In hindsight, this probably wouldn't have happened if I used MongoOperations
or MongoTemplate
, which offer single update
and findAndModify
methods that also allow single-field operations, instead of MongoRepository
where I'm forced to do it in 3 steps (find
, modify returned entity, save
) and to work with the full document.
EDIT: I didn't really like my first "move findById
closer to save
" approach, so in the end I did what I felt was right and implemented custom save methods that used MongoTemplate
's finer-grained update
API. Final code:
/* MongoRepository provides entity-based default Spring Data methods */
/* BookDataRepositoryCustom provides field-level update methods */
public interface BookDataRepository extends MongoRepository<BookData, String>, BookDataRepositoryCustom {
BookData findById(String id);
}
/* Interface for the custom methods */
public interface BookDataRepositoryCustom {
int saveCurrentPage(String id, Integer currentPage);
}
/* Custom implementation using MongoTemplate. */
@SuppressWarnings("unused")
public class BookDataRepositoryImpl implements BookDataRepositoryCustom {
@Inject
MongoTemplate mongoTemplate;
@Override
public int saveCurrentPage(String id, Integer currentPage) {
Query query = new Query(Criteria.where("_id").is(id));
Update update = new Update();
update.set("currentPage", currentPage);
WriteResult result = mongoTemplate.updateFirst(query, update, BookData.class);
return result == null ? 0 : result.getN();
}
}
// Old code: get entity from DB, update, save. 3 steps with plenty of room for interferences.
// BookData bookData = bookDataRepository.findById(bookDataId);
// bookData.setCurrentPage(currentPage);
// bookDataRepository.save(bookData);
// New code: update single field. 1 step, 0 problems.
bookDataRepository.saveCurrentPage(bookDataId, currentPage);
By doing so, each endpoint can update
as frequently as needed via MongoTemplate
without ever worrying about overwriting unrelated fields, and I still keep the entity-based MongoRepository
methods for things like new entity creation, findBy
methods, annotated @Query
s etc.
Solution 2
MongoDB is inherently a cache store, by which I mean, the contents are not guaranteed to be latest or necessarily correct.

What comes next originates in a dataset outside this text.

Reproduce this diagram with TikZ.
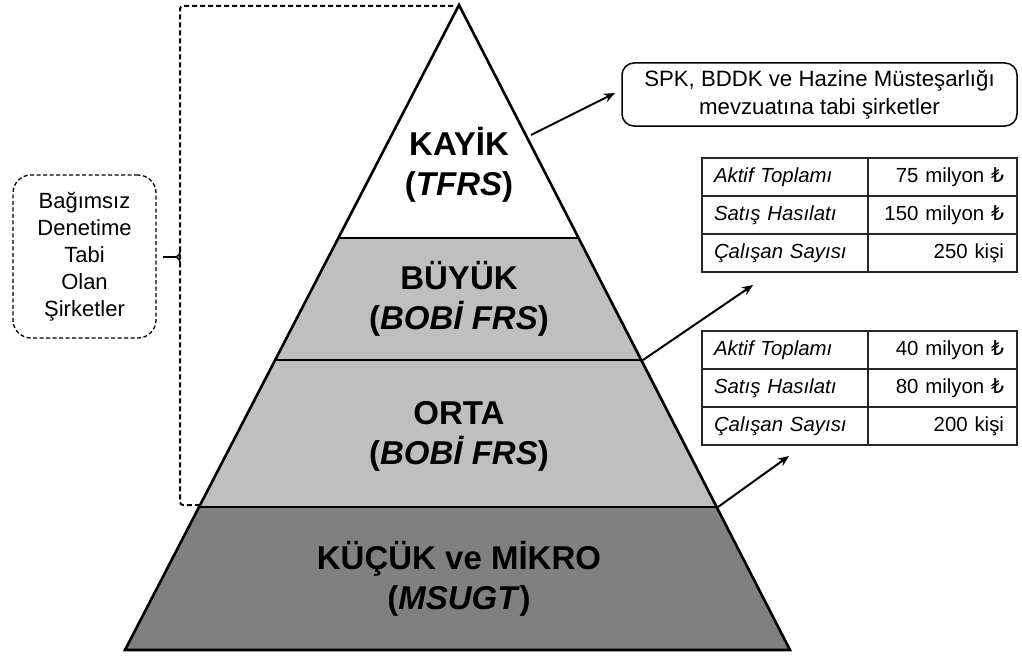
\documentclass[tikz,border=0pt]{standalone}
\usepackage{fontspec}
\setmainfont{Liberation Sans}
\newfontfamily\lirafont{DejaVu Sans}
\usetikzlibrary{arrows.meta}
\newcommand{\TL}{{\lirafont ₺}}
\begin{document}
\begin{tikzpicture}[x=1pt,y=-1pt,
  tierline/.style={draw=black,line width=2.6pt,line join=miter},
  tiertext/.style={align=center,font=\bfseries\fontsize{33}{40}\selectfont},
  dashbox/.style={draw=black,line width=1.3pt,dash pattern=on 4pt off 2.5pt,rounded corners=18pt},
  arr/.style={draw=black,line width=2pt,-{Stealth[length=11pt,width=9pt]}},
  cellL/.style={draw=black!85,line width=1.5pt,minimum width=166pt,minimum height=38pt,text width=142pt,inner xsep=12pt,align=left,font=\itshape\fontsize{20.4}{24}\selectfont,text height=14pt,text depth=4pt},
  cellR/.style={draw=black!85,line width=1.5pt,minimum width=149pt,minimum height=38pt,text width=123pt,inner xsep=13pt,align=right,font=\fontsize{20.4}{24}\selectfont,text height=14pt,text depth=4pt}
]
\useasboundingbox (0,0) rectangle (1022,661);
% pyramid points
\coordinate (A) at (459,5);
\coordinate (L1) at (339,238); \coordinate (R1) at (579,238);
\coordinate (L2) at (276,360); \coordinate (R2) at (643,360);
\coordinate (L3) at (200,507); \coordinate (R3) at (718,507);
\coordinate (BL) at (125,650); \coordinate (BR) at (790,650);
% fills
\fill[white] (A)--(R1)--(L1)--cycle;
\fill[black!25] (L1)--(R1)--(R2)--(L2)--cycle;
\fill[black!25] (L2)--(R2)--(R3)--(L3)--cycle;
\fill[black!50] (L3)--(R3)--(BR)--(BL)--cycle;
% outlines
\draw[tierline] (A)--(BR)--(BL)--cycle;
\draw[tierline] (L1)--(R1);
\draw[tierline] (L2)--(R2);
\draw[tierline] (L3)--(R3);
% tier texts
\node[tiertext] (kayik) at (459,165) {KAYİK\\(\textit{TFRS})};
\node[tiertext] (buyuk) at (459,299) {BÜYÜK\\(\textit{BOBİ FRS})};
\node[tiertext] (orta) at (459,436) {ORTA\\(\textit{BOBİ FRS})};
\node[tiertext] (kucuk) at (459,579) {KÜÇÜK ve MİKRO\\(\textit{MSUGT})};
% left box
\node[dashbox,minimum width=143pt,minimum height=163pt,align=center,font=\fontsize{22}{27}\selectfont] (lbox) at (84.5,256.5) {Bağımsız\\Denetime\\Tabi\\Olan\\Şirketler};
% bracket
\draw[line width=2pt,dash pattern=on 5pt off 3pt,rounded corners=3pt] (453,6) -| (180,505) -- (199,505);
\coordinate (tipL) at (163,257);
\coordinate (tipR) at (180,257);
\draw[line width=1.6pt] (tipL) -- (174,257) .. controls (178,257) and (180,255) .. (180,251);
\draw[line width=1.6pt] (174,257) .. controls (178,257) and (180,259) .. (180,263);
% SPK box
\node[draw=black,line width=1.5pt,rounded corners=12pt,minimum width=395pt,minimum height=63pt,align=center,font=\fontsize{22.2}{28}\selectfont] (spk) at (819.5,94.5) {SPK, BDDK ve Hazine Müsteşarlığı\\mevzuatına tabi şirketler};
\coordinate (k1) at (531,135);
\coordinate (k1e) at (615,93);
\draw[arr] (k1) -- (k1e);
% table 1
\node[cellL] (a1) at (785,177) {Aktif Toplamı};
\node[cellR] (a2) at (942.5,177) {75 milyon \TL};
\node[cellL] (b1) at (785,215) {Satış Hasılatı};
\node[cellR] (b2) at (942.5,215) {150 milyon \TL};
\node[cellL] (c1) at (785,253) {Çalışan Sayısı};
\node[cellR] (c2) at (942.5,253) {250 kişi};
% table 2
\node[cellL] (d1) at (785,350) {Aktif Toplamı};
\node[cellR] (d2) at (942.5,350) {40 milyon \TL};
\node[cellL] (e1) at (785,388) {Satış Hasılatı};
\node[cellR] (e2) at (942.5,388) {80 milyon \TL};
\node[cellL] (f1) at (785,426) {Çalışan Sayısı};
\node[cellR] (f2) at (942.5,426) {200 kişi};
% arrows to tables
\coordinate (t1e) at (753,285);
\coordinate (t2e) at (789,456);
\draw[arr] (R2) -- (t1e);
\draw[arr] (R3) -- (t2e);
\end{tikzpicture}
\end{document}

I haven't been able to find the configuration options for flush time (but they would be configured in the DB itself), but MongoDB has added features so that you can choose fast+dirty, or slow+clean. This "freshness" factor is most likely your issue if you are seeing this kind of problem. (Even if you aren't running distributed, there is a timing difference between request acknowledge, and request committed)
Here is a link to post regarding "clean reading" (Key point in following quote)
http://www.dagolden.com/index.php/2633/no-more-dirty-reads-with-mongodb/
I encourage MongoDB users to place themselves (or at least, their application activities) into one of the following groups:
"I want low latency" – Dirty reads are OK as long as things are fast. Use w=1 and read concern 'local'. (These are the default settings.) "I want consistency" – Dirty reads are not OK, even at the cost of latency or slightly out of date data. Use w='majority' and read concern 'majority. use MongoDB v1.2.0;
my $mc = MongoDB->connect( $uri, { read_concern_level => 'majority', w => 'majority', } );
further reading that may or may not be useful
- https://docs.mongodb.com/manual/faq/concurrency/
- https://www.rainforestqa.com/blog/2012-11-05-mongodb-gotchas-and-how-to-avoid-them/ (Namely, the Journaling section)
Update
If running in a multi-thread environment, make sure your threads aren't trampling over another's updates. You can verify if this is happening by configuring the system or query logging level to 5. https://docs.mongodb.com/manual/reference/log-messages/#log-messages-configure-verbosity
Related videos on Youtube
walen
Updated on April 23, 2020Comments
-
walen about 4 years
So there's this little Angular + Java + Spring Boot + MongoDB app I'm working with. It's getting quite a lot of action (read: code modifications) lately, but the data access classes have gone largely untouched AFAIK.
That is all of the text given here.